SQLAlchemy: Select rows where column is not null

Updated: January 3, 2024 By: Guest Contributor Post a comment

Introduction

SQLAlchemy is a powerful and popular ORM (Object Relational Mapping) library for Python developers. It provides a high-level interface for accessing and manipulating databases in an easy and Pythonic way. One common database operation is to select rows where a specific column is not null. This tutorial covers how to achieve this using SQLAlchemy, with practical code examples.

Understanding NULL Values

In SQL, NULL represents the absence of a value in a column. Sometimes, while querying a database, we specifically want to retrieve rows where certain columns have non-NULL values. This is because NULL values can be indicative of missing or unknown data, and for some analyses, you might only be interested in rows with complete data.

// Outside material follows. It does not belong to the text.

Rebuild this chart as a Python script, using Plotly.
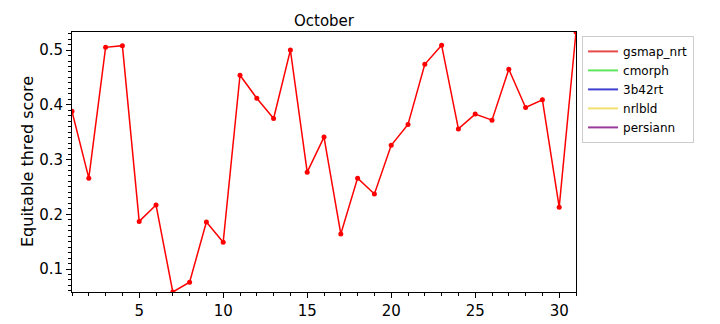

To select rows where a column is not null, we use the isnot() method or the != None expression in SQLAlchemy’s expression language. Both of these approaches help us build a query that includes only rows with non-NULL values in specified columns.

Setting Up the Environment

Before proceeding with the examples, ensure you have SQLAlchemy installed:

pip install sqlalchemy

Also, make sure you have a database and SQLAlchemy engine ready to connect to.

Basic SQLAlchemy Example

Let’s start by creating a simple example. Given a table users with columns id, name, and email, we might want to select users who have filled out their email address, i.e., where email is not null.

from sqlalchemy import create_engine, MetaData, Table, Column, Integer, String, select

# Make sure to update the database URI
engine = create_engine('sqlite:///example.db')
metadata = MetaData()
users_table = Table('users', metadata,
                   Column('id', Integer, primary_key=True),
                   Column('name', String),
                   Column('email', String))

# Construct the query for non-null emails
query = select([users_table]).where(users_table.c.email != None)

# Execute the query
with engine.connect() as connection:
    result = connection.execute(query)
    for row in result:
        print(row)

In this example, we’re connecting to a SQLite database, describing the users table structure using SQLAlchemy’s table reflection, and then building a query to select all users where the email column is not null.

Using isnot() with SQLAlchemy

An alternative method for checking non-NULL values is to use the isnot() method:

from sqlalchemy import and_

# Construct the query using `isnot()`
query = select([users_table]).where(users_table.c.email.isnot(None))

# Execute the query
with engine.connect() as connection:
    result = connection.execute(query)
    for row in result:
        print(row)

Both approaches are essentially equivalent, but isnot() adds clarity to the code.

Advanced Usage

Let’s advance the concept by considering the situation where we want to select rows based on multiple non-NULL conditions. SQLAlchemy allows the combination of conditions using and_(), or_(), and other logical operators:

# Querying multiple not NULL columns with `and_()`
query = select([users_table]).where(and_(users_table.c.email != None, users_table.c.name != None))

# Execute the query
with engine.connect() as connection:
    result = connection.execute(query)
    for row in result:
        print(row)

This will retrieve users who have both a name and an email address present.

You can also use more complex JOINs and relationships while filtering out NULL values by building relationships between tables and applying similar isnot() or != None techniques on the joined tables’ columns.

Dynamic Query Construction

SQLAlchemy supports dynamic query construction, which means you can build queries part-by-part. This is useful in cases where the filtering conditions are not known beforehand and need to be applied on the fly:

query = select([users_table])

# Dynamically applying not NULL condition
if some_condition:
    query = query.where(users_table.c.email.isnot(None))

# Execute the dynamic query as usual
with engine.connect() as connection:
    result = connection.execute(query)
    for row in result:
        print(row)

The above code snippet shows how we can conditionally add a not NULL filter based on some dynamic context (some_condition), demonstrating the flexibility of SQLAlchemy’s query building.

Using NULLABLE and Querying

When defining your table, you can also specify if a column can be NULL using the nullable parameter:

Column('email', String, nullable=False)

This will enforce that the email column cannot have NULL values at the database level. You can then construct queries with the confidence that none of the email fields are NULL, which could simplify your code in specific scenarios.

Conclusion

SQLAlchemy offers a robust set of tools for interacting with databases in Python. Selecting rows where a column is not null is a common requirement in many applications. Throughout this tutorial, we covered different ways to construct queries in SQLAlchemy to filter out NULL values, from basic single-column filters to advanced, multi-condition dynamic queries. With this knowledge, you can write more efficient and cleaner Python code to manage your database interactions effectively.